Why are regulations essential in Crypto Market? How does Scallop lead the way?
The crypto industry has experienced significant highs and lows in the past year. In a matter of months, Bitcoin reached its record high of over USD $68,000, only to plummet to under $18,000. This stark contrast underscores the market's volatility, making investors anxious about the future.
The market crash of May 2022 further contributed to this uncertainty, as the value of cryptocurrencies suffered an extended and sudden fall. The estimated loss of more than $2 trillion in market value was a significant blow to the distributed ledger technology industry and its stakeholders. Given the uncertainty and constant fluctuations in the market, regulations are fundamental to protecting consumers' financial assets and creating a safer trading environment.
Many regions, including the EU, LatAm, Asia, and the Middle East, are gearing up to establish robust regulatory frameworks for crypto. For example, South Korea is currently working on the Digital Asset Basic Act, which is set to be introduced in 2023. This regulatory measure aims to curb crypto crime and provide more clarity for legitimate players in the cryptocurrency space.

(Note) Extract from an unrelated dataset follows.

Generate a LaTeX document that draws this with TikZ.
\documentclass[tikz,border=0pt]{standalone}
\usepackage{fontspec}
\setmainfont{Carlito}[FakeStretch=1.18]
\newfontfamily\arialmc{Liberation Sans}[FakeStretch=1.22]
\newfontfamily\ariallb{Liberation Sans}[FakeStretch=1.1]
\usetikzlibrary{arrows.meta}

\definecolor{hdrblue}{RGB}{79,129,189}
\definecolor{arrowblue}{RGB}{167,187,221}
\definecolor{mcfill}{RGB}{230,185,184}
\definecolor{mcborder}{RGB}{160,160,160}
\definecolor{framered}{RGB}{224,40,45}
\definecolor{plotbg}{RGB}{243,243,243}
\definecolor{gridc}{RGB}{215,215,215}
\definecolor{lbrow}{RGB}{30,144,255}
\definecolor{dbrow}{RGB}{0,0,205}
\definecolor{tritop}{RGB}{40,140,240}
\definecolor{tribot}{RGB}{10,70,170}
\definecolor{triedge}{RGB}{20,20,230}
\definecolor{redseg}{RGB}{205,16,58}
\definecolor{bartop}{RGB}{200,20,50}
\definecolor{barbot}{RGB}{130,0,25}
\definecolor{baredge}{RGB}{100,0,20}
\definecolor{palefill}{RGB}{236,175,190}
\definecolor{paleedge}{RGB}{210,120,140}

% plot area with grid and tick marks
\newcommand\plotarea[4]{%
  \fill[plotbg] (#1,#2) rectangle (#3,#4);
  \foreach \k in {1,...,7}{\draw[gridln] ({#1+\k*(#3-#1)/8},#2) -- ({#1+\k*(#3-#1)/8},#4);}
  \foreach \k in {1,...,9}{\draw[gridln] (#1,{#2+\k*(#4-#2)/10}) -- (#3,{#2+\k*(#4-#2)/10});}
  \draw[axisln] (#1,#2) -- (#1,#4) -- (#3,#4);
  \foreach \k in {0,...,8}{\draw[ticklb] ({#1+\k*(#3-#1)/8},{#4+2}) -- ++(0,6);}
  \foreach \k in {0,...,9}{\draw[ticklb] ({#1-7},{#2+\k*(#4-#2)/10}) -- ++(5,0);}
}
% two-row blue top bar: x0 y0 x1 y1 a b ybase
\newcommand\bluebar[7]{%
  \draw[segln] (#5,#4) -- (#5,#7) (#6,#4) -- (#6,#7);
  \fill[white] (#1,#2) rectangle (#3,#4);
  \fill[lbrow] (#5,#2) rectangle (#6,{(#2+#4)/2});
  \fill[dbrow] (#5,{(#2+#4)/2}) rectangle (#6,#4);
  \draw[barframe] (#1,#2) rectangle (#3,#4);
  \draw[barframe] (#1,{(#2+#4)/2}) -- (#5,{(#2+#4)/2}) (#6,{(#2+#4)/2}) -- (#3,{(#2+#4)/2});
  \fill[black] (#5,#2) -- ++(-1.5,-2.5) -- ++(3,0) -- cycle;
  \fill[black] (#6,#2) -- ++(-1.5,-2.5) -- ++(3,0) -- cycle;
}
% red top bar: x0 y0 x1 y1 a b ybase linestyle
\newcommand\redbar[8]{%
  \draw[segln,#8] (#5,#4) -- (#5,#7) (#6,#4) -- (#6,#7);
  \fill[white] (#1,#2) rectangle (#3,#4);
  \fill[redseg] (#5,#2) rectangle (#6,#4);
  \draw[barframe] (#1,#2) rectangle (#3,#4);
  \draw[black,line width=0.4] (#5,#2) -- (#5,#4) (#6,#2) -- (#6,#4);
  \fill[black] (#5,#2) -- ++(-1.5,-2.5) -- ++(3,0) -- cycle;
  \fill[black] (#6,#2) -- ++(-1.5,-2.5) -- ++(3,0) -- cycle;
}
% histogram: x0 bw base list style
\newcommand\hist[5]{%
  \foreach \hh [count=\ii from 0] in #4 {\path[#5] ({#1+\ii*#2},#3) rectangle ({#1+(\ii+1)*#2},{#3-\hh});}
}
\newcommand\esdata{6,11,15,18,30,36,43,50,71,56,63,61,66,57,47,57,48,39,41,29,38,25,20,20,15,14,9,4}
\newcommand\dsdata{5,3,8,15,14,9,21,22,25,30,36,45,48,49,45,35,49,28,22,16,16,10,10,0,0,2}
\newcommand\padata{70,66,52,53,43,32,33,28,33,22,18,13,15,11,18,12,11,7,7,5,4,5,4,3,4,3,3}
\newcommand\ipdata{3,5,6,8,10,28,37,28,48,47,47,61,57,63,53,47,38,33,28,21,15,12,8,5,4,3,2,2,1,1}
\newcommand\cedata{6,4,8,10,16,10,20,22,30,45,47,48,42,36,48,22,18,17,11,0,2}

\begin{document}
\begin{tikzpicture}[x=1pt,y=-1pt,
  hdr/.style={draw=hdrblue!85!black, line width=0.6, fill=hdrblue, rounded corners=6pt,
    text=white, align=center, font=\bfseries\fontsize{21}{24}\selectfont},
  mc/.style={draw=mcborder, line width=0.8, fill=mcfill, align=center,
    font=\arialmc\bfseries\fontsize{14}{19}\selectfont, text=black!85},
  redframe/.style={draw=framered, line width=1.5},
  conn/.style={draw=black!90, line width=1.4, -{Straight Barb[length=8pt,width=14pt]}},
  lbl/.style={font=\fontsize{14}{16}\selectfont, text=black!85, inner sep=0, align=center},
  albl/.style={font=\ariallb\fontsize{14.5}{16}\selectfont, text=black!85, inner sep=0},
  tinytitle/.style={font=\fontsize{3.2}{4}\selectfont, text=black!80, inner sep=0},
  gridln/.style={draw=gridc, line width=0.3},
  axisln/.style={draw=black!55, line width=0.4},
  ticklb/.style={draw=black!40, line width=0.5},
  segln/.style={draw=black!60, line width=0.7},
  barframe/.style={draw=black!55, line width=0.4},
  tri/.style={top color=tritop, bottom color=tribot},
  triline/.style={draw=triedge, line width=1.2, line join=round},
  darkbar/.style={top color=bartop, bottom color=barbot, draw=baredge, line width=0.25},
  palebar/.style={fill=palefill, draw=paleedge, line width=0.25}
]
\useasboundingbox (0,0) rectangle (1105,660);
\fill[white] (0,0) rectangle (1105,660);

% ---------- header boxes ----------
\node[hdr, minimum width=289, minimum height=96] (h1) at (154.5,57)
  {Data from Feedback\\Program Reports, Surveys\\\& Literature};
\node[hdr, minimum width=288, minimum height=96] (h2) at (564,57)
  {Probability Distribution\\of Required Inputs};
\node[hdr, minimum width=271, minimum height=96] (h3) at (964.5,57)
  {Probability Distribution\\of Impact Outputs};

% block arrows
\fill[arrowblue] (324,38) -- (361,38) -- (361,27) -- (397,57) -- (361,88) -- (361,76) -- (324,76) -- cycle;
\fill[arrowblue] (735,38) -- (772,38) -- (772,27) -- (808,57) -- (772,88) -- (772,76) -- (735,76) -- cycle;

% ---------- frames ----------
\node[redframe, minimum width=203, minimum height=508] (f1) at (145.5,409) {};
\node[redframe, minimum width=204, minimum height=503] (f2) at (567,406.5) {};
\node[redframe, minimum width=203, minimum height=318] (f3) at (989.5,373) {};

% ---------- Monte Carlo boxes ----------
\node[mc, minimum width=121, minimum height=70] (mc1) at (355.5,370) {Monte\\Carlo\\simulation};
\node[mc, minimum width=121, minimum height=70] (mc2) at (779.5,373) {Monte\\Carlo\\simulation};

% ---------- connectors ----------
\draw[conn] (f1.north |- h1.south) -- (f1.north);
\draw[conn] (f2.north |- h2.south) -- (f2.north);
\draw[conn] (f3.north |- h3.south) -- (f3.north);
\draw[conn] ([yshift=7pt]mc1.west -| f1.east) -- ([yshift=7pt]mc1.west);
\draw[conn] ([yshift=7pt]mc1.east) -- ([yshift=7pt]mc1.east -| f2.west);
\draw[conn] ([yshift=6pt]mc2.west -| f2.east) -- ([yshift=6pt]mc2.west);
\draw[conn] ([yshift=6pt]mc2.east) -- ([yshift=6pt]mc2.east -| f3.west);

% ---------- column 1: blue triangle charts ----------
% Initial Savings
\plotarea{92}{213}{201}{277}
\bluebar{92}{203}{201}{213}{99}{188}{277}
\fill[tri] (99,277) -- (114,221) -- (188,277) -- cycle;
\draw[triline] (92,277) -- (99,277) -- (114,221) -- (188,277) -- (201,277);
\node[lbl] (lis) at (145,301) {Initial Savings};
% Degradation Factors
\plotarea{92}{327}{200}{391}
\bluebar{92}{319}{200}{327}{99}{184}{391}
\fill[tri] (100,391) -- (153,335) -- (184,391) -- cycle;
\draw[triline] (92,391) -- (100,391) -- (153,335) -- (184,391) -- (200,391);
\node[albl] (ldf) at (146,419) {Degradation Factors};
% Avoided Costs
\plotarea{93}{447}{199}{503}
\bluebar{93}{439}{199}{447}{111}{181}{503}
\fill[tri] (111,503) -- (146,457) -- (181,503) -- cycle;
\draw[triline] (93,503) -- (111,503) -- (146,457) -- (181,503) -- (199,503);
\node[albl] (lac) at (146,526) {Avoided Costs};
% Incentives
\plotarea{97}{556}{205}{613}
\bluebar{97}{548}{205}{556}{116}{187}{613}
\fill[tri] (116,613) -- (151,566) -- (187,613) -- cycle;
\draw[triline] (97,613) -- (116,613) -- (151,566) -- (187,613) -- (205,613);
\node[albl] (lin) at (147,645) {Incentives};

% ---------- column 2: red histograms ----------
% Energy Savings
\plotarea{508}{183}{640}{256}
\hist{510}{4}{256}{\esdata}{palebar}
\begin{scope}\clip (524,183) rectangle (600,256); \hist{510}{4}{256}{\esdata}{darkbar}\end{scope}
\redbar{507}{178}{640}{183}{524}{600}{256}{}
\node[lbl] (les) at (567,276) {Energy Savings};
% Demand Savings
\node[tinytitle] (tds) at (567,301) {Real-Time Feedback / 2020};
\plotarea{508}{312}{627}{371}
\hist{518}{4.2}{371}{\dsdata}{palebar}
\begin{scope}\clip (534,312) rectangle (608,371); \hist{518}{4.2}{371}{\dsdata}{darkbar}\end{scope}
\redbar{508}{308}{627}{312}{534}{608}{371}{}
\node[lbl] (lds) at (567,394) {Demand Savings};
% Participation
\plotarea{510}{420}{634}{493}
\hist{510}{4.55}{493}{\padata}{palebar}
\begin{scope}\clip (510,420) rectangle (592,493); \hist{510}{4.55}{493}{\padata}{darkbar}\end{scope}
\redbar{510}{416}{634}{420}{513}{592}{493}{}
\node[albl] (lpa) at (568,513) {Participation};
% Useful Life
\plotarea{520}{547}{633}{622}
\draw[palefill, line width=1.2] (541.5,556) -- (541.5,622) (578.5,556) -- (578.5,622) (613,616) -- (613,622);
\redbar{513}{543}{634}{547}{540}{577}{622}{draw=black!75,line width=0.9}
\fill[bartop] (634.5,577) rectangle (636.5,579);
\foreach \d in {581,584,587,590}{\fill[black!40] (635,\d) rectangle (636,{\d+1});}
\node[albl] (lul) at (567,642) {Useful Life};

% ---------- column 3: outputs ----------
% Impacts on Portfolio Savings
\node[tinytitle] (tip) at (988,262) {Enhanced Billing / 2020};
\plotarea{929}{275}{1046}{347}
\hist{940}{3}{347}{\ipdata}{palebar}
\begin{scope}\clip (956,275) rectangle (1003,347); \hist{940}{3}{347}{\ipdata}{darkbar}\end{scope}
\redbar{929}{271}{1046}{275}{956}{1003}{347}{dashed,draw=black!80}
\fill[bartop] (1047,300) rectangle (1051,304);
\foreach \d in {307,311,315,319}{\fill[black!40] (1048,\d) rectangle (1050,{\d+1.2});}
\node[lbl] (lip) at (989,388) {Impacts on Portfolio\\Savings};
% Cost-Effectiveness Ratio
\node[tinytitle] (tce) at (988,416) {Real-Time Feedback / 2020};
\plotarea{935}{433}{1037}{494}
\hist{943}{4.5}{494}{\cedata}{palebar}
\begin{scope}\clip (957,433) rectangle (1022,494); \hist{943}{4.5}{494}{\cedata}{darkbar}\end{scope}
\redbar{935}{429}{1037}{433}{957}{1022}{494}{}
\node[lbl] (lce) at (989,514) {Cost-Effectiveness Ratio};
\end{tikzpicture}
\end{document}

South Korea is home to Terra- the company with dual crypto collapses of Luna and TerrraUSD that resulted in significant losses for investors in South Korea. This event further accelerated the call for tighter regulations to safeguard against future cryptocurrency mishaps.
Overview of MICA regulation
The Markets in Cryptoassets (MiCA) Regulation is a landmark legislation in the world of crypto assets and stablecoins, adopted by the European Parliament on April 20, 2023. With this regulation, the EU will establish a comprehensive approach to crypto asset regulation across all 27 member states, allowing seamless business transactions between countries without additional paperwork. The regulation is set to become effective sometime between mid-2024 and early 2025.
Under MiCA, firms seeking approval must adhere to a higher disclosure standard, including preparing a detailed white paper for each asset offered. Moreover, issuers of stablecoins must comply with even more stringent rules, such as maintaining sufficient cash reserves to support customer funds.
MiCA also requires crypto firms to report the environmental impact of their operations, which was included following the removal of an all-out ban on the proof-of-work mechanism from an earlier draft.
Thus, the unified approach to crypto asset regulation facilitated by MiCA creates an environment that encourages cross-border business growth, benefiting both issuers and investors alike.
"Strong regulations are important and necessary to foster the industry's growth," says Bruno Sousa, head of US and New Markets at Hashdex. "From the investor's standpoint, having access to this new asset class through regulated entities and investment funds helps mitigate the risks."
How Scallop is best prepared for MiCA regulations
Scallop, a fully-regulated blockchain, operates under existing laws and regulations, making it an ideal candidate for MICA compliance. We have taken several measures to ensure compliance with regulatory requirements, such as obtaining relevant licences and registrations in more than 100 jurisdictions worldwide, including Canada, and Dubai. Furthermore, Scallop has implemented stringent fiat and crypto banking standards to ensure compliance.
Recently, Scallop obtained PSD compliance for its banking services in the EU, further establishing its commitment to compliance. As part of its adherence to regulatory requirements, Scallop ensures compliance with KYC/AML regulations while providing transparency and disclosure requirements. Our commitment to regulatory compliance and transparency makes us a trustworthy and secure blockchain platform for businesses and investors seeking a dependable option in the crypto space.
We are excited that the industry is waking up to what we have always stood for – being regulated and compliant.